The resolution is explicitly symbolic: it proclaims a date and urges observance without creating duties, funding, or enforcement mechanisms. That raises a practical question about impact: symbolic recognition can amplify awareness, but it does not, by itself, change school curricula, create grants for memorial programs, or strengthen hate-crime enforcement — follow-up action would require separate legislation or administrative decisions.
The bill names a specific calendar date — April 24, 2025 — rather than creating a recurring, annually observed state holiday tied to the Jewish calendar (Yom HaShoah varies year to year). That choice limits the resolution’s temporal scope and may create coordination challenges for communities that observe Holocaust remembrance according to the Hebrew calendar.
The bill also links commemoration to contemporary events (the Oct. 7, 2023 attack and subsequent rise in antisemitism), which strengthens its immediacy but risks conflating historical remembrance with contemporary geopolitical disputes in ways that could polarize participation.

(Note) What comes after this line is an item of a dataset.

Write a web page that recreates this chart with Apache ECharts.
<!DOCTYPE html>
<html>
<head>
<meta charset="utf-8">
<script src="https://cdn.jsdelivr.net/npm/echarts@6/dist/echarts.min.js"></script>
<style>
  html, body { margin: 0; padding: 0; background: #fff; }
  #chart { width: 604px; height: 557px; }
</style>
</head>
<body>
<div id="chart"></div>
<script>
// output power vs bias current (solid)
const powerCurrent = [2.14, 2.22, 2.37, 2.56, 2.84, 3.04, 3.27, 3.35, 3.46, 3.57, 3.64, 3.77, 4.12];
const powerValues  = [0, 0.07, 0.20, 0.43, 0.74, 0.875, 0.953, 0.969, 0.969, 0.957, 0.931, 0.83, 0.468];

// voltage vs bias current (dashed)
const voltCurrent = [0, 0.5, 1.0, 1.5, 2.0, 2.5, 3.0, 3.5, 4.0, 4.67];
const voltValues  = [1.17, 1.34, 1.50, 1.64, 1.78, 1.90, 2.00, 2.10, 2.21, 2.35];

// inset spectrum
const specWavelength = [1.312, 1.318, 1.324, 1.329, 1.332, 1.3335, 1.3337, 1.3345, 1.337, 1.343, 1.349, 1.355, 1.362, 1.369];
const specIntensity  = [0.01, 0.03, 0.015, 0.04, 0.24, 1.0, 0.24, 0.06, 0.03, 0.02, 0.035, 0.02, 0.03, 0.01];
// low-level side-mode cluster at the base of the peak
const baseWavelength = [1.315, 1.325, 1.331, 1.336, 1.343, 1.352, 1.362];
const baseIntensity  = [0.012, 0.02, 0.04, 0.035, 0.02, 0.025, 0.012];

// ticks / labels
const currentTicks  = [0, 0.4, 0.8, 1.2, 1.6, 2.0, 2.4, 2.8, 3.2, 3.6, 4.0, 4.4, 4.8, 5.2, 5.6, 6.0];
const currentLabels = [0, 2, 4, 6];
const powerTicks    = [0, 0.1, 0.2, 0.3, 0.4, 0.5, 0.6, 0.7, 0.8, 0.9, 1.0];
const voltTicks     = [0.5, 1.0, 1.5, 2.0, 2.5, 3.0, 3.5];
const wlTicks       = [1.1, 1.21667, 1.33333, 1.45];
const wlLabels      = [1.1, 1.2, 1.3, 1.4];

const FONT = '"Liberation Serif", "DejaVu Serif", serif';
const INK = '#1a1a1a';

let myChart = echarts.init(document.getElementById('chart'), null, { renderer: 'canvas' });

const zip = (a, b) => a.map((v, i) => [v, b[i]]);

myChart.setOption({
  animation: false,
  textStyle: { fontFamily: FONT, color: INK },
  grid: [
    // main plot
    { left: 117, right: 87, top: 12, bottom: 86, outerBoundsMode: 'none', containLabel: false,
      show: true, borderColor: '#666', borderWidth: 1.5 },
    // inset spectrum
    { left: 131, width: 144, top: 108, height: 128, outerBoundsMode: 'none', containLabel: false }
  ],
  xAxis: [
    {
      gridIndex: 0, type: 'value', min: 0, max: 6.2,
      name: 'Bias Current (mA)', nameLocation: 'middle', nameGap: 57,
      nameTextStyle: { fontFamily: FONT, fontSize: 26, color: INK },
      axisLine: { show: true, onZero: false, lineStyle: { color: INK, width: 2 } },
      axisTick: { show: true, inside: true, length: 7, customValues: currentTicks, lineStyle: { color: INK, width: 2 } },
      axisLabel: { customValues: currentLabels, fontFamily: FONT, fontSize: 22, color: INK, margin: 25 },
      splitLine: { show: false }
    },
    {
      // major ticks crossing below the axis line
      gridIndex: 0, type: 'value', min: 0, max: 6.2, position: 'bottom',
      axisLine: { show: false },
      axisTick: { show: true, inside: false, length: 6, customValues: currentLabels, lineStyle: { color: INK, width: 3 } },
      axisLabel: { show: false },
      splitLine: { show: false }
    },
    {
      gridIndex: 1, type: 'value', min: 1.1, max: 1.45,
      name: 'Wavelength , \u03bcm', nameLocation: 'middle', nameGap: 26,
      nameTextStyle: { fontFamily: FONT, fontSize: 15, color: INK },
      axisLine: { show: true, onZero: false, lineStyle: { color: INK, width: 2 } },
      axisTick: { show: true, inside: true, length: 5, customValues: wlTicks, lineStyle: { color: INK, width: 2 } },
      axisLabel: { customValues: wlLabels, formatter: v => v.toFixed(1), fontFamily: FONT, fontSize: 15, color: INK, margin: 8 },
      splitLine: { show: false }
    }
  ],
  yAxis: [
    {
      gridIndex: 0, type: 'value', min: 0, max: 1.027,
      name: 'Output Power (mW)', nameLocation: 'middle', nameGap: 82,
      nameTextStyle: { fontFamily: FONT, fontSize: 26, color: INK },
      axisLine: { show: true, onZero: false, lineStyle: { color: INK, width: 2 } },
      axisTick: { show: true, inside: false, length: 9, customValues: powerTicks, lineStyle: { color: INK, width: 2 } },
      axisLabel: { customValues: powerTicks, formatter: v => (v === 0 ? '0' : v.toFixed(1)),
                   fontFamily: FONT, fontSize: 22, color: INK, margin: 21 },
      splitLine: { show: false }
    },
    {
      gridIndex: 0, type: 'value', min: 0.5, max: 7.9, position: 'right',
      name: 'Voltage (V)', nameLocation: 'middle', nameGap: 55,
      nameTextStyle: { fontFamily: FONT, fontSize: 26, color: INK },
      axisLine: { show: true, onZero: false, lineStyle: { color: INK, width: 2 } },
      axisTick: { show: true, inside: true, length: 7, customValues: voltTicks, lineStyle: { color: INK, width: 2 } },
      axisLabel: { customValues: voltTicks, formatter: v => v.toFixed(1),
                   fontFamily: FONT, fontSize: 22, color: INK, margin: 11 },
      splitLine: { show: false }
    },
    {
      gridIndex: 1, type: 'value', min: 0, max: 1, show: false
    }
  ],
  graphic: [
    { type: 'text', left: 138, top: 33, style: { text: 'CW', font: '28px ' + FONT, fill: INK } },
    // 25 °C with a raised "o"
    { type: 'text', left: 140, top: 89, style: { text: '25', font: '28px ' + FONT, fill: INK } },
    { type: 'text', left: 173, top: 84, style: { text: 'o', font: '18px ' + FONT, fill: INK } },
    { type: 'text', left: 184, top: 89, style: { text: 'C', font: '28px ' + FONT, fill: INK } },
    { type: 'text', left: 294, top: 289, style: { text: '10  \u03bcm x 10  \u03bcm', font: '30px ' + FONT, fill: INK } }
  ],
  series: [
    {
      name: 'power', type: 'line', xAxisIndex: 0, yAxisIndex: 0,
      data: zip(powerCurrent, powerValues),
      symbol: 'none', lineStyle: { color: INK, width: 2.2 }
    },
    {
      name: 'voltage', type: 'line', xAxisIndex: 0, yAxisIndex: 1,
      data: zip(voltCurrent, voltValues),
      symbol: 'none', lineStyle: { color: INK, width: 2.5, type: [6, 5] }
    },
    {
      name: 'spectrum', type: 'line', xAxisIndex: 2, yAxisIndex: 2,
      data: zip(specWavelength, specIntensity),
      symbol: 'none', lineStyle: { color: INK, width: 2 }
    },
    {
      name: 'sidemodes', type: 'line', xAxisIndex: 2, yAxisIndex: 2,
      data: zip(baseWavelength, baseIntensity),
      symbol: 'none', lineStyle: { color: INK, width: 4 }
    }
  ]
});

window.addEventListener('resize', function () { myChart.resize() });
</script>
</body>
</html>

Implementation questions remain vague: "observe in an appropriate manner" is undefined, and the resolution provides no guidance on whether observance should be curricular, ceremonial, or private, leaving local authorities to interpret the exhortation. Finally, because the resolution ties state-level messaging to federal Days of Remembrance, organizations may expect coordination or resources that the state has not committed to provide, generating potential mismatches between expectations and available support.